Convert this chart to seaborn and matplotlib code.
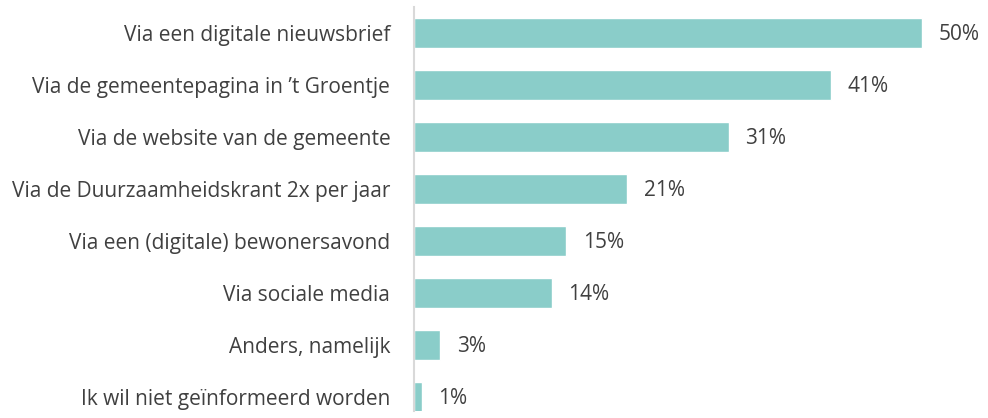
import pandas as pd
import matplotlib.pyplot as plt
import seaborn as sns

# answer categories and share of respondents (%)
categories = [
    'Via een digitale nieuwsbrief',
    'Via de gemeentepagina in \u2019t Groentje',
    'Via de website van de gemeente',
    'Via de Duurzaamheidskrant 2x per jaar',
    'Via een (digitale) bewonersavond',
    'Via sociale media',
    'Anders, namelijk',
    'Ik wil niet ge\u00efnformeerd worden',
]
percentages = [50, 41, 31, 21, 15, 13.6, 2.6, 0.8]
labels = ['50%', '41%', '31%', '21%', '15%', '14%', '3%', '1%']

df = pd.DataFrame({'categorie': categories, 'pct': percentages})

sns.set_style('white')
plt.rcParams['font.family'] = ['Open Sans', 'DejaVu Sans']

fig = plt.figure(figsize=(9.88, 4.18), dpi=100)
ax = fig.add_axes([0.419, 0.0167, 0.566, 0.966])

sns.barplot(data=df, x='pct', y='categorie', color='#8ACDC9', saturation=1,
            width=0.58, ax=ax)

# value labels next to the bars
for i, (v, lab) in enumerate(zip(percentages, labels)):
    ax.text(v + 1.6, i + 0.03, lab, va='center', ha='left', fontsize=15, color='#404040')

ax.set_xlim(0, 55)
ax.set_ylim(7.27, -0.5)
ax.set_xlabel('')
ax.set_ylabel('')
ax.set_xticks([])
ax.tick_params(axis='y', length=0, pad=17, labelsize=15, labelcolor='#404040')
sns.despine(ax=ax, top=True, right=True, bottom=True)
ax.spines['left'].set_color('#d9d9d9')
ax.spines['left'].set_linewidth(1.5)

plt.savefig('out.png', dpi=100)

Task -
Reproduce the listing above exactly, excluding all pictures.

Right answer -
Convert this chart to seaborn and matplotlib code.
import pandas as pd
import matplotlib.pyplot as plt
import seaborn as sns

# answer categories and share of respondents (%)
categories = [
    'Via een digitale nieuwsbrief',
    'Via de gemeentepagina in \u2019t Groentje',
    'Via de website van de gemeente',
    'Via de Duurzaamheidskrant 2x per jaar',
    'Via een (digitale) bewonersavond',
    'Via sociale media',
    'Anders, namelijk',
    'Ik wil niet ge\u00efnformeerd worden',
]
percentages = [50, 41, 31, 21, 15, 13.6, 2.6, 0.8]
labels = ['50%', '41%', '31%', '21%', '15%', '14%', '3%', '1%']

df = pd.DataFrame({'categorie': categories, 'pct': percentages})

sns.set_style('white')
plt.rcParams['font.family'] = ['Open Sans', 'DejaVu Sans']

fig = plt.figure(figsize=(9.88, 4.18), dpi=100)
ax = fig.add_axes([0.419, 0.0167, 0.566, 0.966])

sns.barplot(data=df, x='pct', y='categorie', color='#8ACDC9', saturation=1,
            width=0.58, ax=ax)

# value labels next to the bars
for i, (v, lab) in enumerate(zip(percentages, labels)):
    ax.text(v + 1.6, i + 0.03, lab, va='center', ha='left', fontsize=15, color='#404040')

ax.set_xlim(0, 55)
ax.set_ylim(7.27, -0.5)
ax.set_xlabel('')
ax.set_ylabel('')
ax.set_xticks([])
ax.tick_params(axis='y', length=0, pad=17, labelsize=15, labelcolor='#404040')
sns.despine(ax=ax, top=True, right=True, bottom=True)
ax.spines['left'].set_color('#d9d9d9')
ax.spines['left'].set_linewidth(1.5)

plt.savefig('out.png', dpi=100)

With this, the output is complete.